Forty Acres Field Guide: Barton Springs Salamander

UT is an urban university in the heart of the city, yet the campus and its environs teem with fascinating plants and animals—from tropical parakeets to the world’s weirdest cactus.


Barton Springs Salamander
(Eurycea sosorum)

Think you’ve logged a lot of hours in the cool waters of Barton Springs? Laurie Dries, BA ’93, probably has you beat. A biologist for the City of Austin, Dries scuba dives in the springs every Thursday, rain or shine—even in the dead of winter. What are she and her team doing down there? Counting salamanders.

Dries’ job is to manage and evaluate the wild populations of salamanders in the pool and its adjacent subsidiary springs—and it’s a job that suits her well. “I like being underwater,” she says. “There is so much diversity in freshwater. All of this variation can be under a single rock. “

Salamander FactThe Barton Springs salamander grows to about 2.5 inches in length and can live up to 11 years in captivity. One of only a few fully aquatic salamanders, the Barton Springs species relies on cold, clear, fast-moving water, and it is most often found at the outflow of the springs. The salamander’s red, external gills resemble a wild mane, and its body can range in color from gray to purple to yellowish-brown.
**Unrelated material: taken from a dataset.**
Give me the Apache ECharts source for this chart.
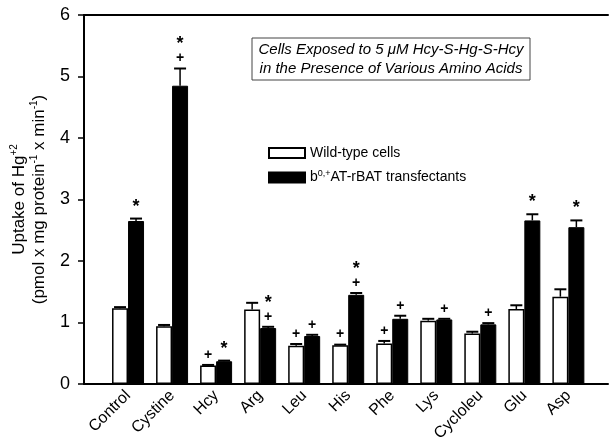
<!DOCTYPE html>
<html>
<head>
<meta charset="utf-8">
<script src="https://cdn.jsdelivr.net/npm/echarts@6/dist/echarts.min.js"></script>
<style>
  html, body { margin: 0; padding: 0; background: #fff; }
  #chart { width: 609px; height: 444px; }
</style>
</head>
<body>
<div id="chart"></div>
<script>
const categories = ['Control', 'Cystine', 'Hcy', 'Arg', 'Leu', 'His', 'Phe', 'Lys', 'Cycloleu', 'Glu', 'Asp']
const wildValues = [1.23, 0.94, 0.30, 1.21, 0.62, 0.63, 0.66, 1.03, 0.82, 1.22, 1.42]
const wildErrors = [0.02, 0.02, 0.01, 0.11, 0.03, 0.01, 0.04, 0.03, 0.03, 0.06, 0.12]
const transValues = [2.65, 4.85, 0.37, 0.91, 0.78, 1.45, 1.06, 1.05, 0.97, 2.66, 2.55]
const transErrors = [0.04, 0.28, 0.01, 0.02, 0.02, 0.03, 0.05, 0.01, 0.02, 0.10, 0.11]
// significance marks, listed top to bottom
const wildMarks = ['', '', '+', '', '+', '+', '+', '', '', '', '']
const transMarks = ['*', '*+', '*', '*+', '+', '*+', '+', '+', '+', '*', '*']
const yTicks = [0, 1, 2, 3, 4, 5, 6]

const font = 'Liberation Sans, Arial, sans-serif'

function errorSeries(values, errors, marks, shift){
	return {
		type: 'custom',
		z: 5,
		data: values.map((v, i) => [i, v, errors[i]]),
		renderItem: (params, api) => {
			const i = api.value(0)
			const v = api.value(1)
			const e = api.value(2)
			const p0 = api.coord([i, v])
			const p1 = api.coord([i, v + e])
			const cx = p0[0] + shift
			const children = [
				{ type: 'line', shape: { x1: cx, y1: p0[1], x2: cx, y2: p1[1] }, style: { stroke: '#000', lineWidth: 1.5 } },
				{ type: 'line', shape: { x1: cx - 6, y1: p1[1], x2: cx + 6, y2: p1[1] }, style: { stroke: '#000', lineWidth: 2 } }
			]
			const m = marks[params.dataIndex].split('').reverse()
			m.forEach((ch, k) => {
				children.push({
					type: 'text',
					style: {
						text: ch,
						x: cx,
						y: p1[1] - 3 - k * 12,
						align: 'center',
						verticalAlign: 'bottom',
						font: (ch === '*' ? 'bold 18px ' : 'bold 14px ') + font,
						fill: '#000'
					}
				})
			})
			return { type: 'group', children: children }
		}
	}
}

const chart = echarts.init(document.getElementById('chart'))

const option = {
	animation: false,
	backgroundColor: '#fff',
	grid: {
		left: 84,
		right: 1,
		top: 15,
		bottom: 60,
		containLabel: false,
		outerBoundsMode: 'none'
	},
	legend: {
		data: ['wild', 'trans'],
		orient: 'vertical',
		left: 263,
		top: 141,
		itemWidth: 36,
		itemHeight: 10,
		itemGap: 9,
		icon: 'rect',
		formatter: name => name === 'wild' ? 'Wild-type cells' : 'b{sup|0,+}AT-rBAT transfectants',
		textStyle: {
			fontFamily: font,
			fontSize: 14,
			color: '#000',
			rich: {
				sup: { fontSize: 9, verticalAlign: 'top', padding: [0, 0, 8, 0], fontFamily: font, color: '#000' }
			}
		}
	},
	xAxis: [
		{
			type: 'value',
			min: -1,
			max: 10.9,
			interval: 1,
			axisLine: { show: true, onZero: false, lineStyle: { color: '#000', width: 2 } },
			axisTick: { show: false },
			splitLine: { show: false },
			axisLabel: {
				rotate: 45,
				margin: 9,
				fontFamily: font,
				fontSize: 16,
				color: '#000',
				formatter: v => categories[v] || ''
			}
		},
		{
			type: 'value',
			position: 'top',
			min: -1,
			max: 10.9,
			axisLine: { show: true, onZero: false, lineStyle: { color: '#000', width: 2 } },
			axisTick: { show: false },
			axisLabel: { show: false },
			splitLine: { show: false }
		}
	],
	yAxis: {
		type: 'value',
		min: yTicks[0],
		max: yTicks[yTicks.length - 1],
		interval: 1,
		axisLine: { show: true, onZero: false, lineStyle: { color: '#000', width: 2 } },
		axisTick: { show: true, length: 6, lineStyle: { color: '#000', width: 1.5 } },
		splitLine: { show: false },
		axisLabel: { fontFamily: font, fontSize: 18, color: '#000', margin: 14 },
		name: 'Uptake of Hg{sup|+2}\n(pmol x mg protein{sup|-1} x min{sup|-1})',
		nameLocation: 'middle',
		nameGap: 32,
		nameTextStyle: {
			fontFamily: font,
			fontSize: 17,
			color: '#000',
			lineHeight: 20,
			rich: {
				sup: { fontSize: 10, verticalAlign: 'top', padding: [0, 0, 10, 0], fontFamily: font, color: '#000' }
			}
		}
	},
	graphic: [
		{
			type: 'rect',
			shape: { x: 252, y: 38, width: 278, height: 42 },
			style: { fill: '#fff', stroke: '#444', lineWidth: 1 }
		},
		{
			type: 'text',
			style: {
				x: 391,
				y: 59,
				align: 'center',
				verticalAlign: 'middle',
				text: 'Cells Exposed to 5 μM Hcy-S-Hg-S-Hcy\nin the Presence of Various Amino Acids',
				font: 'italic 15px ' + font,
				lineHeight: 19,
				fill: '#000'
			}
		}
	],
	series: [
		{
			name: 'wild',
			type: 'bar',
			barWidth: 16,
			barGap: '0%',
			data: wildValues.map((v, i) => [i, v]),
			itemStyle: { color: '#fff', borderColor: '#000', borderWidth: 1.5 }
		},
		{
			name: 'trans',
			type: 'bar',
			barWidth: 16,
			barGap: '0%',
			data: transValues.map((v, i) => [i, v]),
			itemStyle: { color: '#000', borderColor: '#000', borderWidth: 1 }
		},
		errorSeries(wildValues, wildErrors, wildMarks, -8),
		errorSeries(transValues, transErrors, transMarks, 8)
	]
}

chart.setOption(option)
</script>
</body>
</html>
Since 1997, the salamander has been on the endangered species list. Populations of the amphibian are directly affected by consequences of Austin’s commercial growth, like runoff and pollution. However, these days Dries says that the most imminent threat to its survival is something every other living thing in Texas is dealing with: drought. “I think it’s amazing that the salamanders are hanging in there,” Dries says. “But they are.”

The salamander has survived droughts before, but we don’t know how large the population was before the counting began. But Dries says she’s optimistic now that people are paying attention to the animal’s plight. “People care,” she says. “If they didn’t, then Barton Springs would just be a mud pit.”